The top man at the South Carolina Department of Revenue admitted Wednesday that the tax collection agency did not have a cyber-security expert on its staff for nearly 11 months before a hacker got into the agency’s database this year.
Jim Etter told state senators in a hearing that the agency had trouble filling the job after its previous security officer left. He said the $100,000-per-year salary was much lower than similar private sector positions. “We are not competitive to the private sector and trying to find a qualified individual into this type of position is very difficult,” Etter said in testimony Wednesday.
Etter said the agency’s chief information officer took over security duties from September 2011 until a new security officer was hired in August this year. The hacker is believed to have first attacked the system at the end of August.
Etter, who has already said he will step down as director on December 31, spoke to a special Senate Finance subcommittee that was created to investigate the hacking. The committee hopes to have a report finished by the start of the legislative session in January.
After the meeting, Sen. Kevin Bryant (R-Anderson) questioned why the Revenue Department did not act with more urgency to fill the position. He said the legislature was never approached about possibly increasing the salary of the open job, “I understand these folks make a lot of money and we’ve got to compete with the private sector, but I don’t remember someone screaming from the rooftops that we’ve got to fill this position.”

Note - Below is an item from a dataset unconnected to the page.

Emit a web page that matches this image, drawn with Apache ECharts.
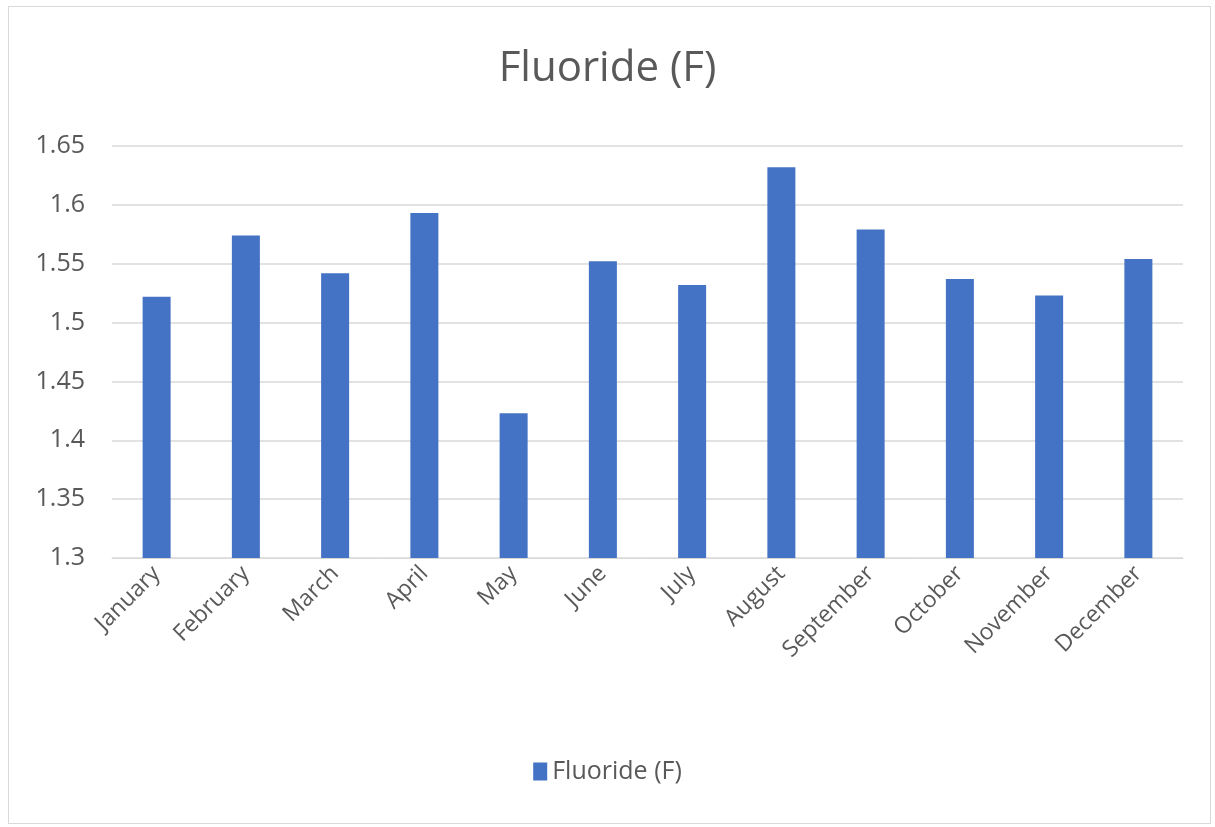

Adding to the intrigue, the agency’s Chief Information Officer Mike Garon left the department a few weeks after a new security expert was hired. The agency will not reveal why Garon left, citing personnel issues. Meanwhile, unknown to SCDOR employees, a hacker was snooping around Department of Revenue files at the time of Garon’s departure.
The hacker used a foreign IP address to remotely access the Department of Revenue’s system in August. The attacker is believed to have tricked an employee into downloading malicious software through email. That software gave the hacker access to the agency’s database via the internet. Over the next month, the hacker was then eventually able to steal the information of more than 3.8 million tax filers, plus their 1.9 million dependents and 700,000 businesses. (See what investigators believe happened)
A report released by the cyber security firm Mandiant last week revealed two vulnerabilities in the system that led to the data breach. The first was the lack of a dual-password system that would require an employee to log in with both their personal credentials and a special password they would be given that changes every minute.
The SCDOR system only required the employee credentials, which gave the hacker free rein after using malware to steal credentials from an unsuspecting employee’s computer in August. Mandiant investigator Marshall Heilman told senators that the hacker would have had difficulty cracking a two-password system.
Etter said the agency is now following Mandiant’s recommendations and creating a dual-password (also known as “multifactor authentication”) system at a cost of $25,000. But senators questioned why the agency did not invest in the system in the first place.
“This could have been prevented by very inexpensive technology,” Bryant said, “We wouldn’t be here had somebody made that decision to use the multifactor authentication. I almost fell out of my chair when I came to that conclusion.”
Lawmakers also questioned Etter about the second vulnerability cited by Mandiant— the fact that Social Security numbers were not encrypted in the database. Sen. Darrell Jackson (D-Columbia) wanted to know why Social Security and bank account numbers were unencrypted while other data was.
“I’m just baffled that we as a state did not do more. I can’t imagine what would be more sensitive than a Social Security number,” he said during the hearing.
The Department of Revenue made a decision in 2006 not to encrypt all of its data, Etter said, with officials believing a $5 million price tag was cost-prohibitive. Instead, they decided to follow IRS guidelines, which do not require encryption of tax information in servers.
However, he said his agency requested $14.4 million in last year’s budget to replace the nearly 40-year-old computer system. The budget line failed in the House. Etter said the new system would have encrypted Social Security numbers had it been approved. However, he admitted that SCDOR officials requested the new system for efficiency reasons at the time and did not portray it as a security issue.
Bryant bristled at the notion that a new system would have fixed the problem. “There was no sounding the alarm of ‘were going to get hacked unless we do this.’ This multifactor authentication could have been used in the current system whether they got the $14.4 million or not.”